--- TASK STATEMENT ---
Copy out, with no alterations, the lines below running from the one containing "What Plotly code" to the one containing "complexity = [31.8, 18.4, 6.7, 4.2]", inclusive at each end; pictures are omitted.
——
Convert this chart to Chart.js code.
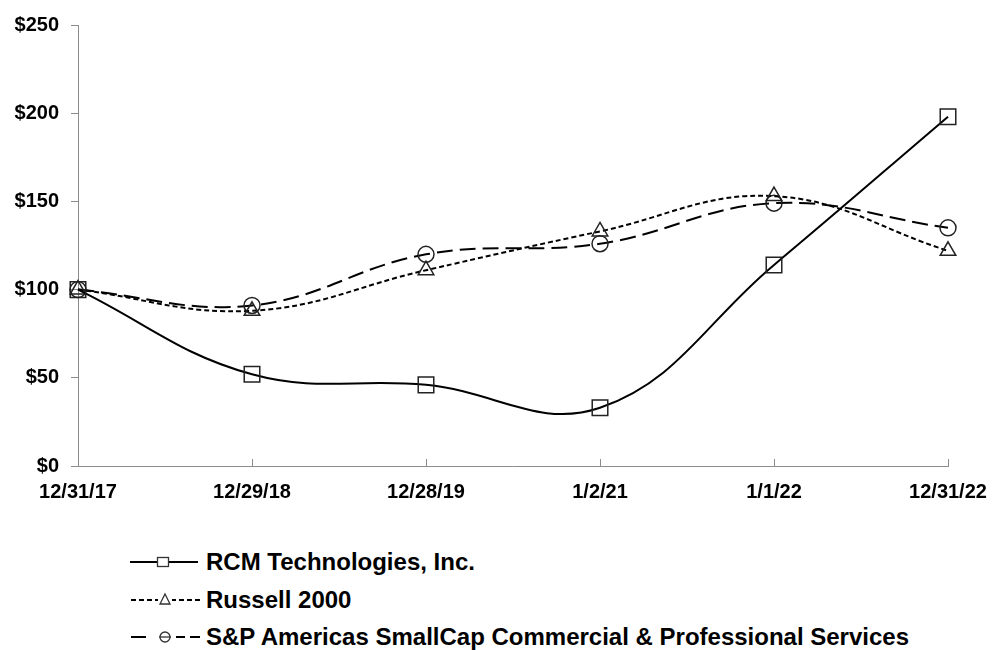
<!DOCTYPE html>
<html>
<head>
<meta charset="utf-8">
<script src="https://cdn.jsdelivr.net/npm/chart.js@4.4.1/dist/chart.umd.min.js"></script>
<style>
  html, body { margin: 0; padding: 0; background: #fff; }
  body { width: 993px; height: 650px; position: relative; overflow: hidden; font-family: "Liberation Sans", Arial, sans-serif; }
  #wrap { position: absolute; left: 0; top: 0; width: 993px; height: 520px; }
  .leg { position: absolute; left: 128px; height: 30px; display: flex; align-items: center; }
  .leg svg { width: 76px; height: 30px; flex: none; }
  .leg span { font-weight: bold; font-size: 24px; color: #000; margin-left: 2px; white-space: nowrap; line-height: 30px; }
</style>
</head>
<body>
<div id="wrap"><canvas id="c"></canvas></div>
<div id="legend"></div>
<script>
const categories = ['12/31/17', '12/29/18', '12/28/19', '1/2/21', '1/1/22', '12/31/22'];
const rcmValues = [100, 52, 46, 33, 114, 198];
const russellValues = [100, 88, 111, 133, 153, 122];
const spValues = [100, 91, 120, 126, 149, 135];
const seriesNames = ['RCM Technologies, Inc.', 'Russell 2000', 'S&P Americas SmallCap Commercial & Professional Services'];
const yTickValues = [0, 50, 100, 150, 200, 250];

const tickFont = { family: '"Liberation Sans", Arial, sans-serif', size: 20, weight: 'bold' };

const innerTicks = {
  id: 'innerTicks',
  afterDraw(chart) {
    const xs = chart.scales.x;
    const ctx = chart.ctx;
    ctx.save();
    ctx.strokeStyle = '#8c8c8c';
    ctx.lineWidth = 1;
    const yb = chart.chartArea.bottom;
    for (let i = 1; i < xs.ticks.length; i++) {
      const x = Math.round(xs.getPixelForTick(i)) + 0.5;
      ctx.beginPath();
      ctx.moveTo(x, yb);
      ctx.lineTo(x, yb - 7);
      ctx.stroke();
    }
    ctx.restore();
  }
};

const common = {
  borderColor: '#000',
  borderWidth: 2,
  tension: 0.4,
  fill: false,
  pointBackgroundColor: 'rgba(0,0,0,0)',
  pointBorderColor: '#222',
  pointBorderWidth: 1.5,
  clip: false
};

new Chart(document.getElementById('c'), {
  type: 'line',
  data: {
    labels: categories,
    datasets: [
      Object.assign({}, common, { label: seriesNames[0], data: rcmValues, pointStyle: 'rect', pointRadius: 11 }),
      Object.assign({}, common, { label: seriesNames[1], data: russellValues, pointStyle: 'triangle', pointRadius: 9, borderDash: [5, 3] }),
      Object.assign({}, common, { label: seriesNames[2], data: spValues, pointStyle: 'circle', pointRadius: 8, borderDash: [16, 7] })
    ]
  },
  options: {
    responsive: true,
    maintainAspectRatio: false,
    animation: false,
    layout: { padding: { top: 25, right: 45, left: 0, bottom: 0 } },
    plugins: { legend: { display: false }, tooltip: { enabled: false } },
    scales: {
      x: {
        offset: false,
        grid: { display: false, drawTicks: false },
        border: { display: true, color: '#8c8c8c', width: 1 },
        ticks: { color: '#000', font: tickFont, padding: 14, maxRotation: 0, autoSkip: false },
        afterFit(scale) { scale.height = 54; scale.paddingLeft = 0; scale.paddingRight = 0; }
      },
      y: {
        min: 0, max: 250,
        afterBuildTicks(scale) { scale.ticks = yTickValues.map(v => ({ value: v })); },
        grid: { drawOnChartArea: false, drawTicks: true, tickLength: 7, color: '#8c8c8c' },
        border: { display: true, color: '#8c8c8c', width: 1 },
        ticks: { color: '#000', font: tickFont, padding: 12, callback: v => '$' + v },
        afterFit(scale) { scale.width = 78; }
      }
    }
  },
  plugins: [innerTicks]
});

// Legend (HTML)
const legendRows = [
  { top: 547, svg: '<line x1="2" y1="15" x2="70" y2="15" stroke="#000" stroke-width="2"/><rect x="29.5" y="10.5" width="11" height="9" fill="#fff" stroke="#333" stroke-width="1.3"/>' },
  { top: 585, svg: '<line x1="3" y1="15" x2="72" y2="15" stroke="#000" stroke-width="2" stroke-dasharray="5,3"/><rect x="30" y="8" width="14" height="12" fill="#fff"/><polygon points="37,9 42,19 32,19" fill="#fff" stroke="#333" stroke-width="1.3"/>' },
  { top: 622, svg: '<line x1="3" y1="15" x2="18" y2="15" stroke="#000" stroke-width="2"/><line x1="48" y1="15" x2="57" y2="15" stroke="#000" stroke-width="2"/><line x1="62" y1="15" x2="72" y2="15" stroke="#000" stroke-width="2"/><circle cx="37" cy="15" r="5" fill="#fff" stroke="#333" stroke-width="1.3"/><line x1="31" y1="15" x2="43" y2="15" stroke="#333" stroke-width="1.3"/>' }
];
const legendEl = document.getElementById('legend');
legendRows.forEach((r, i) => {
  const d = document.createElement('div');
  d.className = 'leg';
  d.style.top = r.top + 'px';
  d.innerHTML = '<svg viewBox="0 0 76 30">' + r.svg + '</svg><span></span>';
  d.querySelector('span').textContent = seriesNames[i];
  legendEl.appendChild(d);
});
</script>
</body>
</html>
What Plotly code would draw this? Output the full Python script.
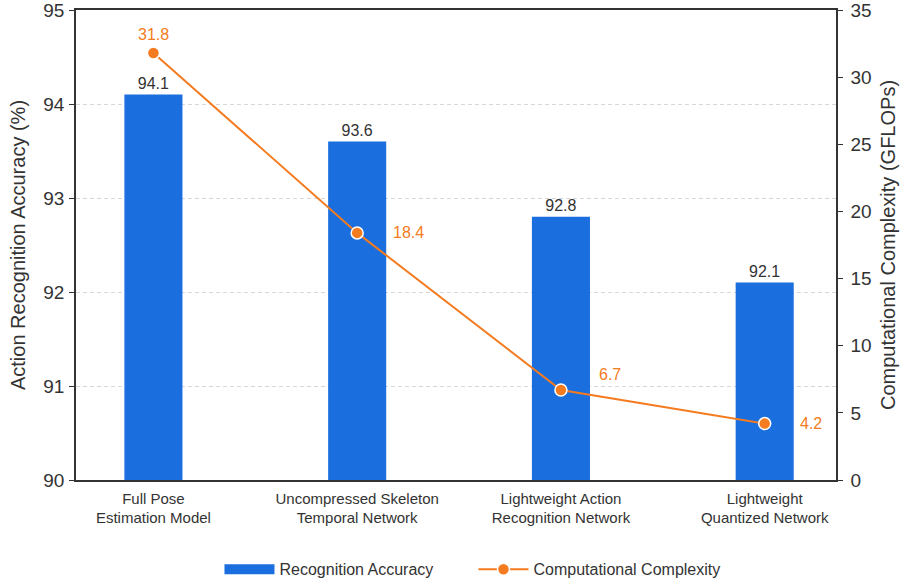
import plotly.graph_objects as go

# Model variants compared
models = [
    "Full Pose<br>Estimation Model",
    "Uncompressed Skeleton<br>Temporal Network",
    "Lightweight Action<br>Recognition Network",
    "Lightweight<br>Quantized Network",
]
accuracy = [94.1, 93.6, 92.8, 92.1]          # %
complexity = [31.8, 18.4, 6.7, 4.2]          # GFLOPs

# label placement for the complexity values (pixel offsets from each marker)
label_dx = [0, 34, 36, 33]
label_dy = [18, 0, 16, 0]
label_anchor = ["center", "left", "left", "left"]

BLUE = "#1A6EDE"
ORANGE = "#F47B20"
TEXT = "#333333"
FONT = "Liberation Sans, Arial, sans-serif"

fig = go.Figure()

fig.add_trace(go.Bar(
    x=models, y=accuracy, name="Recognition Accuracy",
    marker=dict(color=BLUE, line=dict(width=0)),
    width=0.285,
    text=[f"{v:.1f}" for v in accuracy],
    textposition="outside",
    textfont=dict(size=16, color=TEXT, family=FONT),
    cliponaxis=False,
    showlegend=False,
    legendgroup="acc",
))

# wide swatch for the accuracy series in the legend
fig.add_trace(go.Scatter(
    x=[None], y=[None], name="Recognition Accuracy", mode="lines",
    line=dict(color=BLUE, width=16),
    legendgroup="acc", hoverinfo="skip",
))

fig.add_trace(go.Scatter(
    x=models, y=complexity, name="Computational Complexity",
    yaxis="y2", mode="lines+markers",
    line=dict(color=ORANGE, width=2),
    marker=dict(color=ORANGE, size=12, line=dict(color="white", width=1.5)),
    cliponaxis=False,
))

annotations = []
for m, v, dx, dy, anc in zip(models, complexity, label_dx, label_dy, label_anchor):
    annotations.append(dict(
        x=m, y=v, xref="x", yref="y2", text=f"{v:.1f}",
        showarrow=False, xanchor=anc, yanchor="middle",
        xshift=dx, yshift=dy,
        font=dict(size=16, color=ORANGE, family=FONT),
    ))

fig.update_layout(
    width=905, height=587,
    margin=dict(l=76, r=69, t=10, b=107, autoexpand=False),
    paper_bgcolor="white", plot_bgcolor="white",
    font=dict(family=FONT, color=TEXT, size=15),
    showlegend=True,
    annotations=annotations,
    legend=dict(
        orientation="h", x=0.523, xanchor="center", y=-0.19, yanchor="middle",
        font=dict(size=16, color=TEXT, family=FONT), itemwidth=50,
        entrywidth=189, traceorder="normal",
    ),
    xaxis=dict(
        type="category", range=[-0.38, 3.35],
        showline=True, linecolor=TEXT, linewidth=1.5, mirror=True,
        ticks="", tickfont=dict(size=15, color=TEXT, family=FONT),
        ticklabelstandoff=4,
        showgrid=False,
    ),
    yaxis=dict(
        range=[90, 95], dtick=1,
        title=dict(text="Action Recognition Accuracy (%)",
                   font=dict(size=20, color=TEXT, family=FONT), standoff=12),
        showline=True, linecolor=TEXT, linewidth=1.5,
        ticks="outside", ticklen=5, tickcolor=TEXT,
        tickfont=dict(size=19, color=TEXT, family=FONT),
        ticklabelstandoff=1, ticklabeloverflow="allow",
        showgrid=True, gridcolor="#D6D6DE", griddash="4px,3px", gridwidth=1,
        zeroline=False,
    ),
    yaxis2=dict(
        range=[0, 35], dtick=5, overlaying="y", side="right",
        title=dict(text="Computational Complexity (GFLOPs)",
                   font=dict(size=20, color=TEXT, family=FONT), standoff=10),
        showline=True, linecolor=TEXT, linewidth=1.5,
        ticks="outside", ticklen=5, tickcolor=TEXT,
        tickfont=dict(size=19, color=TEXT, family=FONT),
        ticklabelstandoff=4, ticklabeloverflow="allow",
        showgrid=False, zeroline=False,
    ),
)

fig.write_html("out.html")
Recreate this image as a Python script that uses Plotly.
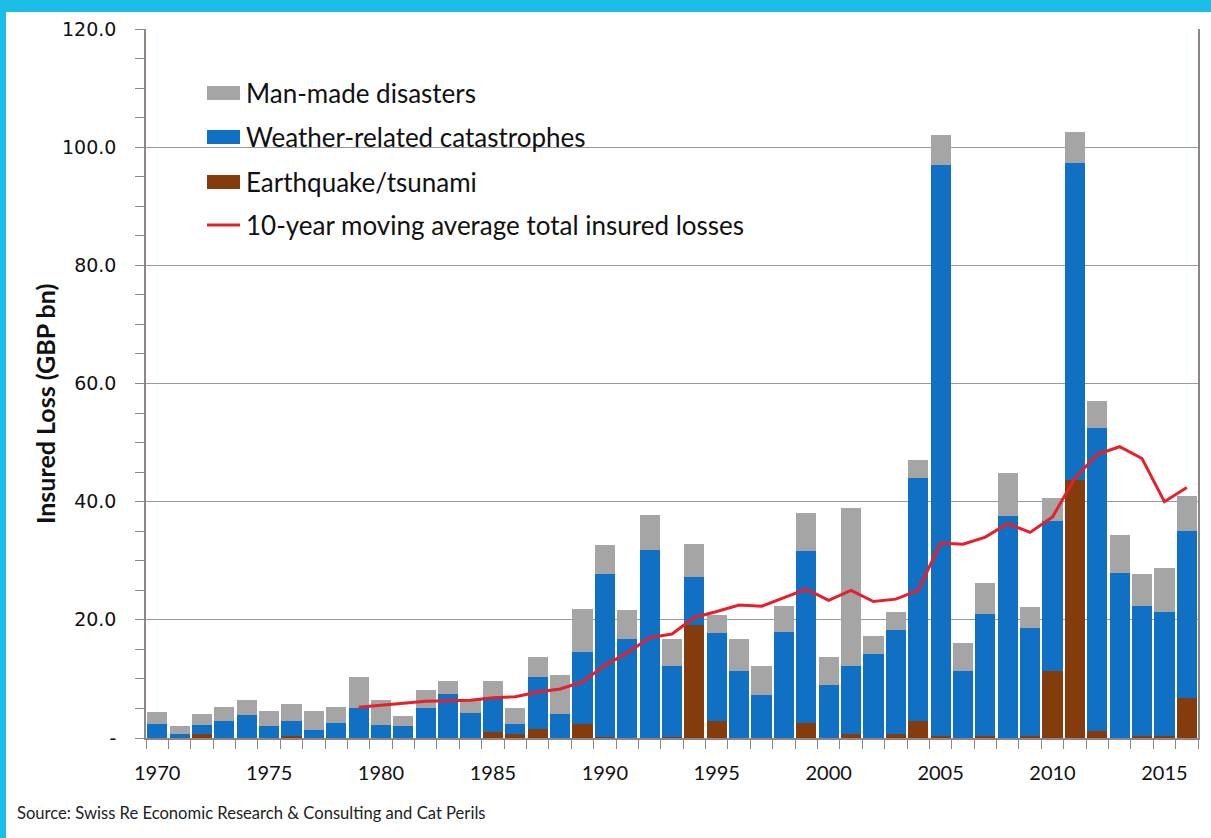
import plotly.graph_objects as go

years = list(range(1970, 2017))

earthquake = [0, 0, 0.7, 0, 0, 0, 0.4, 0, 0, 0,
              0, 0, 0, 0, 0, 1.1, 0.6, 1.6, 0, 2.4,
              0.2, 0, 0, 0.2, 19.1, 2.9, 0, 0, 0, 2.6,
              0, 0.7, 0, 0.6, 2.8, 0.3, 0, 0.4, 0, 0.4,
              11.4, 43.6, 1.2, 0, 0.3, 0.4, 6.8]

weather_top = [2.4, 0.7, 2.2, 2.8, 3.9, 2.0, 2.9, 1.3, 2.6, 5.1,
               2.2, 2.0, 5.1, 7.4, 4.2, 6.9, 2.4, 10.4, 4.1, 14.5,
               27.8, 16.8, 31.8, 12.2, 27.2, 17.7, 11.3, 7.3, 17.9, 31.7,
               9.0, 12.2, 14.3, 18.2, 44.0, 97.0, 11.3, 21.0, 37.6, 18.7,
               36.8, 97.3, 52.5, 28.0, 22.3, 21.4, 35.1]

total = [4.4, 2.1, 4.0, 5.2, 6.4, 4.5, 5.8, 4.6, 5.2, 10.3,
         6.4, 3.7, 8.2, 9.7, 6.6, 9.6, 5.0, 13.7, 10.7, 21.9,
         32.7, 21.7, 37.8, 16.8, 32.8, 20.9, 16.8, 12.2, 22.4, 38.1,
         13.7, 38.9, 17.3, 21.3, 47.1, 102.1, 16.0, 26.2, 44.8, 22.1,
         40.7, 102.6, 57.0, 34.3, 27.7, 28.7, 41.0]

weather = [round(w - e, 2) for w, e in zip(weather_top, earthquake)]
man_made = [round(t - w, 2) for t, w in zip(total, weather_top)]

ma_years = list(range(1979, 2017))
moving_avg = [5.2, 5.6, 5.9, 6.2, 6.3, 6.4, 6.8, 7.0, 7.8, 8.3,
              9.5, 12.3, 14.4, 17.0, 17.6, 20.4, 21.4, 22.5, 22.3, 23.8,
              25.2, 23.3, 25.0, 23.1, 23.5, 25.0, 33.0, 32.8, 34.0, 36.3,
              34.8, 37.4, 44.0, 48.0, 49.3, 47.3, 40.0, 42.4]

y_ticks = [0, 20, 40, 60, 80, 100, 120]
y_ticktext = ["-", "20.0", "40.0", "60.0", "80.0", "100.0", "120.0"]
x_ticks = list(range(1970, 2016, 5))

legend_labels = ["Man-made disasters", "Weather-related catastrophes",
                 "Earthquake/tsunami", "10-year moving average total insured losses"]

C_GRAY = "#A5A5A5"
C_BLUE = "#1070C4"
C_BROWN = "#843C0C"
C_RED = "#E5202A"
CYAN = "#19BDE6"

W, H = 1211, 838
ML, MR, MT, MB = 146, 13, 29, 100
PW, PH = W - ML - MR, H - MT - MB


def px(x):
    return (x - ML) / PW


def py(y):
    return (H - MB - y) / PH


fig = go.Figure()
fig.add_trace(go.Bar(x=years, y=earthquake, marker_color=C_BROWN, name=legend_labels[2],
                     marker_line_width=0))
fig.add_trace(go.Bar(x=years, y=weather, marker_color=C_BLUE, name=legend_labels[1],
                     marker_line_width=0))
fig.add_trace(go.Bar(x=years, y=man_made, marker_color=C_GRAY, name=legend_labels[0],
                     marker_line_width=0))
fig.add_trace(go.Scatter(x=ma_years, y=moving_avg, mode="lines", name=legend_labels[3],
                         line=dict(color=C_RED, width=3)))

shapes = [dict(type="rect", xref="paper", yref="paper", x0=px(6), x1=px(W + 5),
               y0=py(H + 5), y1=py(12), fillcolor="white", line_width=0, layer="below")]
annotations = []

rows = [93, 137, 182, 225]
colors = [C_GRAY, C_BLUE, C_BROWN]
for i, (label, yc) in enumerate(zip(legend_labels, rows)):
    if i < 3:
        shapes.append(dict(type="rect", xref="paper", yref="paper", x0=px(207), x1=px(240),
                           y0=py(yc + 7), y1=py(yc - 7), fillcolor=colors[i], line_width=0))
    else:
        shapes.append(dict(type="line", xref="paper", yref="paper", x0=px(207), x1=px(240),
                           y0=py(yc), y1=py(yc), line=dict(color=C_RED, width=3)))
    annotations.append(dict(text=label, xref="paper", yref="paper", x=px(244), y=py(yc),
                            xanchor="left", yanchor="middle", showarrow=False,
                            font=dict(family="Lato", size=26, color="#111111")))

annotations.append(dict(text="<b>Insured Loss (GBP bn)</b>", xref="paper", yref="paper",
                        x=px(45), y=py(404), textangle=-90, showarrow=False,
                        xanchor="center", yanchor="middle",
                        font=dict(family="Lato", size=25, color="#111111")))
annotations.append(dict(text="Source: Swiss Re Economic Research &amp; Consulting and Cat Perils",
                        xref="paper", yref="paper", x=px(15), y=py(813), showarrow=False,
                        xanchor="left", yanchor="middle",
                        font=dict(family="Lato", size=16.6, color="#222222")))

fig.update_layout(
    width=W, height=H,
    margin=dict(l=ML, r=MR, t=MT, b=MB),
    paper_bgcolor=CYAN, plot_bgcolor="white",
    barmode="stack", bargap=0.1,
    showlegend=False,
    shapes=shapes, annotations=annotations,
    xaxis=dict(range=[1969.5, 2016.5], tickmode="array", tickvals=x_ticks,
               ticks="", ticklabelstandoff=16, showgrid=False,
               showline=True, linecolor="#8f8585", linewidth=1.5,
               tickfont=dict(family="Lato", size=20, color="#111111"),
               minor=dict(tick0=1969.5, dtick=1, ticks="outside", ticklen=9,
                          tickcolor="#8f8585", tickwidth=1, showgrid=False),
               zeroline=False),
    yaxis=dict(range=[0, 120], tickmode="array", tickvals=y_ticks, ticktext=y_ticktext,
               ticks="outside", ticklen=9, tickcolor="#8f8585", ticklabelstandoff=15,
               showgrid=True, gridcolor="#9a9a9a", gridwidth=1,
               showline=True, linecolor="#8f8585", linewidth=1.5, mirror=True,
               tickfont=dict(family="DejaVu Sans", size=19, color="#111111"),
               minor=dict(dtick=5, tick0=0, ticks="outside", ticklen=9,
                          tickcolor="#8f8585", showgrid=False),
               zeroline=False),
)

fig.write_html("out.html", config={"displayModeBar": False},
               post_script="document.body.style.margin='0';document.body.style.overflow='hidden';")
——
--- SOLUTION TO THE EXERCISE ---
What Plotly code would draw this? Output the full Python script.
import plotly.graph_objects as go

# Model variants compared
models = [
    "Full Pose<br>Estimation Model",
    "Uncompressed Skeleton<br>Temporal Network",
    "Lightweight Action<br>Recognition Network",
    "Lightweight<br>Quantized Network",
]
accuracy = [94.1, 93.6, 92.8, 92.1]          # %
complexity = [31.8, 18.4, 6.7, 4.2]          # GFLOPs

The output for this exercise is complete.